Commissioner Amy Zanelli objected to the boilerplate anti-discrimination provisions of two proposed agreements - one with Election IQ LLC and another with Alfred Yacoub Esq., for professional services with the county.

Zanelli, elected in 2017 to serve District 3, noted the proposed contracts did not contain language that protects “sexual orientation, gender identity or expression, or disability” as proclaimed by county policy Jan. 31 by newly elected Lehigh County Executive Phillips M. Armstrong.

Armstrong’s “administrative notice” requires he new protection language be included in “any contracts or grants issued by Lehigh County departments, offices and bureaus.”

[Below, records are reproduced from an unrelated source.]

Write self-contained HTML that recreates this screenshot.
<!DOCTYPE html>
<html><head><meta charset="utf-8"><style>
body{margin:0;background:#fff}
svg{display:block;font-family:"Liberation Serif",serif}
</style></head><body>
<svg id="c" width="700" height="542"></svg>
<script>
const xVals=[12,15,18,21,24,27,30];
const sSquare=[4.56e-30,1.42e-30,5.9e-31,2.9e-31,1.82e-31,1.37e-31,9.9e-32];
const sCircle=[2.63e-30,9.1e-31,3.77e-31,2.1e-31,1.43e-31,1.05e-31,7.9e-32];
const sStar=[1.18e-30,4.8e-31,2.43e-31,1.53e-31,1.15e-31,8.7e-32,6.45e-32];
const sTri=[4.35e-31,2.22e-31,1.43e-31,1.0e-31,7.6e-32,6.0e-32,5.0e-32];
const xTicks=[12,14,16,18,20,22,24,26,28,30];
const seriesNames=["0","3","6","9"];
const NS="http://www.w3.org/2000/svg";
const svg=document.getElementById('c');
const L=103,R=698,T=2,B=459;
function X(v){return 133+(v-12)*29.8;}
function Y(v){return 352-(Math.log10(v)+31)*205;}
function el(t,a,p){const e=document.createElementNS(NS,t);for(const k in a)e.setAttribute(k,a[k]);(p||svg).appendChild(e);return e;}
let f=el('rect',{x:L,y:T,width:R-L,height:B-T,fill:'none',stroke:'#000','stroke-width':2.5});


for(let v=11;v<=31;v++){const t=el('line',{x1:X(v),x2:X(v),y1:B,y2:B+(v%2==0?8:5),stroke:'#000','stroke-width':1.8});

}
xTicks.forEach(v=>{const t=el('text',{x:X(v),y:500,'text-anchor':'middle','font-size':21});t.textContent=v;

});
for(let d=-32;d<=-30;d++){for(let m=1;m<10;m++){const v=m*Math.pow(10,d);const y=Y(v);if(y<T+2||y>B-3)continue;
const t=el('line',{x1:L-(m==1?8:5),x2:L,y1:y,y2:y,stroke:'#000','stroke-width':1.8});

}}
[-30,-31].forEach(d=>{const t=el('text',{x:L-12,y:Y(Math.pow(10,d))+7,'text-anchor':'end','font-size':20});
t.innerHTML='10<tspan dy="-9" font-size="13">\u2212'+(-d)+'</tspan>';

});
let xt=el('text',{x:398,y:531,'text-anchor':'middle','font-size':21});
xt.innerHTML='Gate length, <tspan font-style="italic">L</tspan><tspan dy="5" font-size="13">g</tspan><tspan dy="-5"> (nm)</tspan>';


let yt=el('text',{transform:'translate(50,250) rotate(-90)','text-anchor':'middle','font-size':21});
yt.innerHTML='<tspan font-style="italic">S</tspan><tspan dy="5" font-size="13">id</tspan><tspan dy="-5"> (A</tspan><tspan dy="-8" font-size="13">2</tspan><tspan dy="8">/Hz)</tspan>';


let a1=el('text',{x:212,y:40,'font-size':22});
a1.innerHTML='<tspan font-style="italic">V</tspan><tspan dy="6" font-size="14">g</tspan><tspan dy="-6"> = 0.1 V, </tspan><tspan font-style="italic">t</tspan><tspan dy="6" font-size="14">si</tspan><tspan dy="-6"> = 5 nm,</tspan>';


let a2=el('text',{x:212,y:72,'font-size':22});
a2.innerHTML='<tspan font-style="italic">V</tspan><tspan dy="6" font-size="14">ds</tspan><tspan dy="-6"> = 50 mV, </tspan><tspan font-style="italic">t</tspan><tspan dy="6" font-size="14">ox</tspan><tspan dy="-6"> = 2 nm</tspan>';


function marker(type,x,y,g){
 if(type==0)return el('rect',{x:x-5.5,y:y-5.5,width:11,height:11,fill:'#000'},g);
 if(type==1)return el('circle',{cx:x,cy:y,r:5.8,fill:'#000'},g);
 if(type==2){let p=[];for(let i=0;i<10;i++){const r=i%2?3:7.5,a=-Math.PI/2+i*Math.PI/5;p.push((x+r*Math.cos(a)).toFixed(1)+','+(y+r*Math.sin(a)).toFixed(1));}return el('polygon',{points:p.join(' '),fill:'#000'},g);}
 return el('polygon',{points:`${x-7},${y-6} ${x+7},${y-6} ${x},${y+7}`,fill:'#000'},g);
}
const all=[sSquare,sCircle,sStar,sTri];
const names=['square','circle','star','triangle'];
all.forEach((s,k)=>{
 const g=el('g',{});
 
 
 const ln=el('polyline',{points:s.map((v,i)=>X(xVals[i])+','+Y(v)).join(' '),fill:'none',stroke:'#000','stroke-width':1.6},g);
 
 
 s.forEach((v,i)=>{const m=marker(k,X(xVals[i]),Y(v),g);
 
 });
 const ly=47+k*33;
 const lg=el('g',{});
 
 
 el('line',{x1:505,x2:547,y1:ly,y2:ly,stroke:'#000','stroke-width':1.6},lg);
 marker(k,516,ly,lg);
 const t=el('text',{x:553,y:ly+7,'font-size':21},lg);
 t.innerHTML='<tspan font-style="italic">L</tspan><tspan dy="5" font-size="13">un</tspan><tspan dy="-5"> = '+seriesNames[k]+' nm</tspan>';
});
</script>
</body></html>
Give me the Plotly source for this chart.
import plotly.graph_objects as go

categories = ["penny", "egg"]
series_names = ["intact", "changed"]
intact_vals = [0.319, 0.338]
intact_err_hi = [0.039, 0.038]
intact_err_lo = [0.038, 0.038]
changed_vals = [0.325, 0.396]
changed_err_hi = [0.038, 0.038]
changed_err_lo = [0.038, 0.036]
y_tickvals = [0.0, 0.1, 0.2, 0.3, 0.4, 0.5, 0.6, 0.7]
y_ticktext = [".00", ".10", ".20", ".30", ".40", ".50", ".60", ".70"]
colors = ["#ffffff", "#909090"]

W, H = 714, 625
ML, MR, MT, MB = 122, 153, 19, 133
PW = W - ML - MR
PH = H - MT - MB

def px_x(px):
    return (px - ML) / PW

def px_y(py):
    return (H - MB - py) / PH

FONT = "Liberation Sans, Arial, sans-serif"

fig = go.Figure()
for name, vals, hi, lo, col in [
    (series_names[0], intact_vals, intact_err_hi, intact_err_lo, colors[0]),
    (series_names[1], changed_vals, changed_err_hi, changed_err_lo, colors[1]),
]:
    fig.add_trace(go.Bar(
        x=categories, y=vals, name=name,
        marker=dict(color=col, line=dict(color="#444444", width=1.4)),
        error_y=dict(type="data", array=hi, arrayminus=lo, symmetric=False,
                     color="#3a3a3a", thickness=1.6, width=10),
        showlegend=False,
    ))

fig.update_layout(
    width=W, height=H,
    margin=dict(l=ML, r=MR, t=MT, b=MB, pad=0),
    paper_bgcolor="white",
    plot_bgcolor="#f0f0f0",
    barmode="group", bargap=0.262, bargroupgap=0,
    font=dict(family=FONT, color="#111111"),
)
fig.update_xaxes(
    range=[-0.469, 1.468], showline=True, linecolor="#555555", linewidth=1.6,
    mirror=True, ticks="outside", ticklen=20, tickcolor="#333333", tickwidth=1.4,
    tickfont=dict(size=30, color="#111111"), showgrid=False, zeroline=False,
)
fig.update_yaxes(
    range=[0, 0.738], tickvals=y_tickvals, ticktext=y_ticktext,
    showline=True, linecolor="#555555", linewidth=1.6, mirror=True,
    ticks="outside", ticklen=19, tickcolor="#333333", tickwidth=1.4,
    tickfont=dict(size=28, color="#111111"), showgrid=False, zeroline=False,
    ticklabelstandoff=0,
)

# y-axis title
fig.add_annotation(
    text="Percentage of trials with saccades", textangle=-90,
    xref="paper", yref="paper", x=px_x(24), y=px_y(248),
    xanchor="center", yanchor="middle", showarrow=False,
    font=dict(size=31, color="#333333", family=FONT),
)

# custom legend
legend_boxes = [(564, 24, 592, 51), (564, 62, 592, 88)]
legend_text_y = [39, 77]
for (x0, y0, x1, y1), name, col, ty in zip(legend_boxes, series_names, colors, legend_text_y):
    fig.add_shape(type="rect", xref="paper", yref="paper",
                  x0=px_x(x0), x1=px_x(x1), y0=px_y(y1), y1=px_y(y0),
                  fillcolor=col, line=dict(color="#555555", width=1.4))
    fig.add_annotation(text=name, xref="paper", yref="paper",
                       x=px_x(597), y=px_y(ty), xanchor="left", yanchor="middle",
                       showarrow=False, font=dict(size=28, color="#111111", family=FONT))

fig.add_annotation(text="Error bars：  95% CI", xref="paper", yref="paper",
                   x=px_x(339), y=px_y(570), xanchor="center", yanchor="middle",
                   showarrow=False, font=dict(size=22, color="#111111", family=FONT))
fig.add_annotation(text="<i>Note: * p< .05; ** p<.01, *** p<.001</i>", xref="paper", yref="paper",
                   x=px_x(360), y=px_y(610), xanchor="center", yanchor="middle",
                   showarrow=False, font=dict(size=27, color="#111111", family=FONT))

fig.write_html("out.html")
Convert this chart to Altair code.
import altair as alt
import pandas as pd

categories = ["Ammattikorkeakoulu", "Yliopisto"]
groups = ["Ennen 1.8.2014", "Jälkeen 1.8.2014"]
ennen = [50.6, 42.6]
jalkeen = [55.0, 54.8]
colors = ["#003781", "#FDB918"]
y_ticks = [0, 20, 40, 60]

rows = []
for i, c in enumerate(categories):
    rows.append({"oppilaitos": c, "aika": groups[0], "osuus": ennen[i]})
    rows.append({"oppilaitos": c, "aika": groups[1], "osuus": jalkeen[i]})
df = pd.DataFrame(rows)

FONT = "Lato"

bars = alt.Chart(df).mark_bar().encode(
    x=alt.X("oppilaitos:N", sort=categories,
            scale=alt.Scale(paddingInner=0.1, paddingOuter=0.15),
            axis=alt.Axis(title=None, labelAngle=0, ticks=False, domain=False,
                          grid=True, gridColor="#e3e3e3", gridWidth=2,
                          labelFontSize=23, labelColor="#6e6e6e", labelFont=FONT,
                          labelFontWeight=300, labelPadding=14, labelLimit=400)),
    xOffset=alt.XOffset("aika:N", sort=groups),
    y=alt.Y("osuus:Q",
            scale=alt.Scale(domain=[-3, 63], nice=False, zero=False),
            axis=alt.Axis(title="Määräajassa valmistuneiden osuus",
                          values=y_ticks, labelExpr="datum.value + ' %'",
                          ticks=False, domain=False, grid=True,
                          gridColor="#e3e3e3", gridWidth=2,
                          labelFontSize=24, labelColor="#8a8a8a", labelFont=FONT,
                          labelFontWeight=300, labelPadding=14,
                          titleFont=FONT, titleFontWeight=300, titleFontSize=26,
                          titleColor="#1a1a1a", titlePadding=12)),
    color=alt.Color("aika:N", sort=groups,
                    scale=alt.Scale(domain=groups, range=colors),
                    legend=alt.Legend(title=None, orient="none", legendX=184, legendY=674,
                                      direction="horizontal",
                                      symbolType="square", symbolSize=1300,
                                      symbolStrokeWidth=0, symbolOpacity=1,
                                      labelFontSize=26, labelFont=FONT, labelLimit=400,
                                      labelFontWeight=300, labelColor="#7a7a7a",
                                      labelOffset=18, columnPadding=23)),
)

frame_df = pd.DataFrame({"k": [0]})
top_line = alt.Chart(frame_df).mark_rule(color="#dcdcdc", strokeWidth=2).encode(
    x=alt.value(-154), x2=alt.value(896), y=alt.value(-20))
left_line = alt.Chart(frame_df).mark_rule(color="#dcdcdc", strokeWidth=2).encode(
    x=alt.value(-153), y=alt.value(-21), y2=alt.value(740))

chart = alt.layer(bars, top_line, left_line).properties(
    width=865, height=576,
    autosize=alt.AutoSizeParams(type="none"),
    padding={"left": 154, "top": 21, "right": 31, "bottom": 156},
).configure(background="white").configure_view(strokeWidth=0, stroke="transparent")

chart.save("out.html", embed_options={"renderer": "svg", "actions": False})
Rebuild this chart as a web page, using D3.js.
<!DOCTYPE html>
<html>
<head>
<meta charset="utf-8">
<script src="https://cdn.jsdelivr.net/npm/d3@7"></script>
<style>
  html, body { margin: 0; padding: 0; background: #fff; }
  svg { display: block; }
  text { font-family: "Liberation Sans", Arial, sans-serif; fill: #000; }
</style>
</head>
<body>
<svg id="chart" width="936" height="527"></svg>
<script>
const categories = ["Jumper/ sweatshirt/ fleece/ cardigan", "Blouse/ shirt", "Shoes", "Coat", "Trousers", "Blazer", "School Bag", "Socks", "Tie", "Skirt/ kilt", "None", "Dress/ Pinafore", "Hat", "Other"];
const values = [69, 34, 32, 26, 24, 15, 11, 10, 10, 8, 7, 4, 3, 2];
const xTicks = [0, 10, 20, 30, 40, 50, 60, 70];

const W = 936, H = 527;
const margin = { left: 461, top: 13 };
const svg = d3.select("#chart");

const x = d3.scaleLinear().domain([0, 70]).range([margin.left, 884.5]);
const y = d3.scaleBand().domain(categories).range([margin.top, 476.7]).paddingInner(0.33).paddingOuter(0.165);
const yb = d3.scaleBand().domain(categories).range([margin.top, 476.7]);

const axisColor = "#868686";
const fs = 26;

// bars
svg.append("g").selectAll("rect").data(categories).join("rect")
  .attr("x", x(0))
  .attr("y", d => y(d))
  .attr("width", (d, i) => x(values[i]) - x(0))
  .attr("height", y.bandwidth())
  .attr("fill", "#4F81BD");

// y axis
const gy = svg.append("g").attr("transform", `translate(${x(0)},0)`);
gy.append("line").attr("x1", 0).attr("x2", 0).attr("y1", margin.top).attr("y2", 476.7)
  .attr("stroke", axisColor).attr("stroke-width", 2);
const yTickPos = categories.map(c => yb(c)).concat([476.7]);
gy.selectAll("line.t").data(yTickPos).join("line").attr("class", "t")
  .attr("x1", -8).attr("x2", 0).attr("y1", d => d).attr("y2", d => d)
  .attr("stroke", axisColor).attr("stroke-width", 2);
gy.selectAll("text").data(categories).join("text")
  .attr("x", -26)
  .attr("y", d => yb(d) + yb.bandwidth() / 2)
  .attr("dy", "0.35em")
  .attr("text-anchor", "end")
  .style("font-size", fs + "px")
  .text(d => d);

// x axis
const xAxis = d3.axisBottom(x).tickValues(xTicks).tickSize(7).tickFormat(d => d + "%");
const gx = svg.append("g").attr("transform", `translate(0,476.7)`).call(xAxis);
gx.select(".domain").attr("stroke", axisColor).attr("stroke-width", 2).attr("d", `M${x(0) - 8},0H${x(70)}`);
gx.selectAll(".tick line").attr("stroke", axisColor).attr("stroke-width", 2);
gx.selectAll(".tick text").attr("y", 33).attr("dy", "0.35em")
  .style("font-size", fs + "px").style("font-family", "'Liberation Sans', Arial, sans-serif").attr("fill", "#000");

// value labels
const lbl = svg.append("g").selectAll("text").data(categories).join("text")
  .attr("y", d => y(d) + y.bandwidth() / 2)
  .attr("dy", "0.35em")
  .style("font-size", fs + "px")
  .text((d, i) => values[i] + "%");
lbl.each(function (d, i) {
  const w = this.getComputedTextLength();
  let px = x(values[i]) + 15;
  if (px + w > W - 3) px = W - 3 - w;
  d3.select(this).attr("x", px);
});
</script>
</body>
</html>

Zanelli argued failure to have such language acts as a bar to members of the LGBTQ community from going public.

She prevailed and commissioners sent the two contracts back for inclusion of the appropriate changes in protection language.

Commissioner Marc Grammes, in an impassioned statement, supported Zanelli’s objection by describing the discrimination he saw as a Merchant Marine midshipman during his travels in Africa - especially in then-apartheid South Africa.

The contract with Yacoub is for legal counsel to defendants charged with indirect criminal contempt for violation of protection from abuse orders in the county.

The contract with Election IQ LLC is for a database used to create ballots for the county’s electronic voting machines.

In other business, commissioners approved the sale of 6.3 acres at 749 Route 100 to Landston Equities, LLC for $550,000; and reappointed Doris Glaessmann to the Election and Registration Commission.